Does pornography change a person?


My ex-boyfriend told me when I shared with him that it hurt my feelings he was using pornography, "Well, good riddance to a woman like that!  Everybody does it!  Guys use it to get off."  He would also say things like, "It took me two years to get over Asian skin."

I got out of the relationship, but there are icky feelings and thoughts that still linger.  He left a cruel voice message telling me I was a "fake Christian who lives in a reality that is distorted."  Do you think that pornography can actually change how a man thinks in general?  Do you think the enemy can get in and twist his thinking so that he no longer can even see the truth?


Yes, pornography changes the way a person thinks. All sin alters the way a person looks at the world. Paul warned Timothy, "But evil men and impostors will grow worse and worse, deceiving and being deceived" (II Timothy 3:13). People, who convince themselves that their "little" sin is not so bad, have removed the roadblocks in their soul against further bad behavior. Their conscious no longer bothers them. "Now the Spirit expressly says that in latter times some will depart from the faith, giving heed to deceiving spirits and doctrines of demons, speaking lies in hypocrisy, having their own conscience seared with a hot iron" (I Timothy 4:1-2).

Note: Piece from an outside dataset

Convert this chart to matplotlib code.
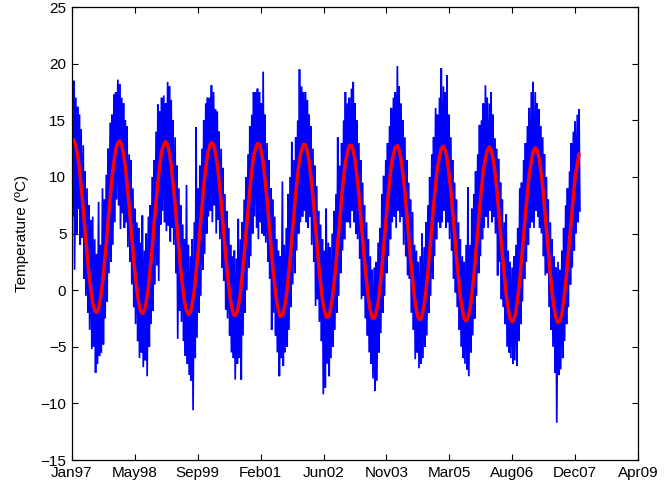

The problem with sin is that those who practice sin are deceived by what they do. "And for this reason God will send them strong delusion, that they should believe the lie, that they all may be condemned who did not believe the truth but had pleasure in unrighteousness" (II Thessalonians 2:11-12). A person who does not love truth will believe anything that they want to hear. Nor can they recognize good. "To the pure all things are pure, but to those who are defiled and unbelieving nothing is pure; but even their mind and conscience are defiled. They profess to know God, but in works they deny Him, being abominable, disobedient, and disqualified for every good work" (Titus 1:15-16). We sometimes talk about people with rose-colored glasses; the eternal optimists who only manage to see the good in other people. Yet the opposite is also true. People who are given over to sin are blinded to the truth and believe everyone else is just as wicked as they are.

Your ex-boyfriend is wrong when he said that everyone uses pornography. I can prove this by common logic. If everyone accepts pornography, then why are there laws against free access to pornography? If worldly society understands that there is harm in pornography, then why does this man think he is unaffected?

However, I must mention that you went the wrong direction in how you told your ex-boyfriend that you didn't like his use of pornography. Your feelings on the use of pornography don't matter. Feelings can be deceptive. You once had feelings for this man, but you learned that he wasn't worth keeping. If you were like most, you probably kept up the relationship for a while after learning he was involved in pornography. Because of your feelings you probably tried to say it wasn't so bad, but eventually, reality set in. The reason pornography is wrong is not because you don't like it, or that women don't like it, or any other group doesn't like it. Pornography is wrong because God said it is a sin. "For this is the will of God, your sanctification: that you should abstain from sexual immorality; that each of you should know how to possess his own vessel in sanctification and honor, not in passion of lust, like the Gentiles who do not know God" (II Thessalonians 4:3-5). "Passion of lust" refers to things that arouse unlawful sexual desires (i.e. pornography).

The "icky feelings" will go away when you realize that the fault lies with him. You cannot continue carrying feelings of guilt over another person's sins, even when those sins had been directed at you. You did not cause him to seek out pornography. Nor is the opinion of a person wallowing in sin worthy of consideration. That is why Jesus warned us to be careful about making judgments. "For with what judgment you judge, you will be judged; and with the measure you use, it will be measured back to you. And why do you look at the speck in your brother's eye, but do not consider the plank in your own eye?" (Matthew 7:2-3). Your ex-boyfriend is trying to make himself feel less guilty by saying that his sins are no worse than your sins. The fault in the logic is that all sins are bad. He wants to justify staying in sin; you want to leave sin behind -- that makes a big difference.

Thank the Lord that you found out about his sins before you made a life-long commitment to him in marriage. Learn the lesson and be more discriminating in selecting your next boyfriend. There are good men out in the world.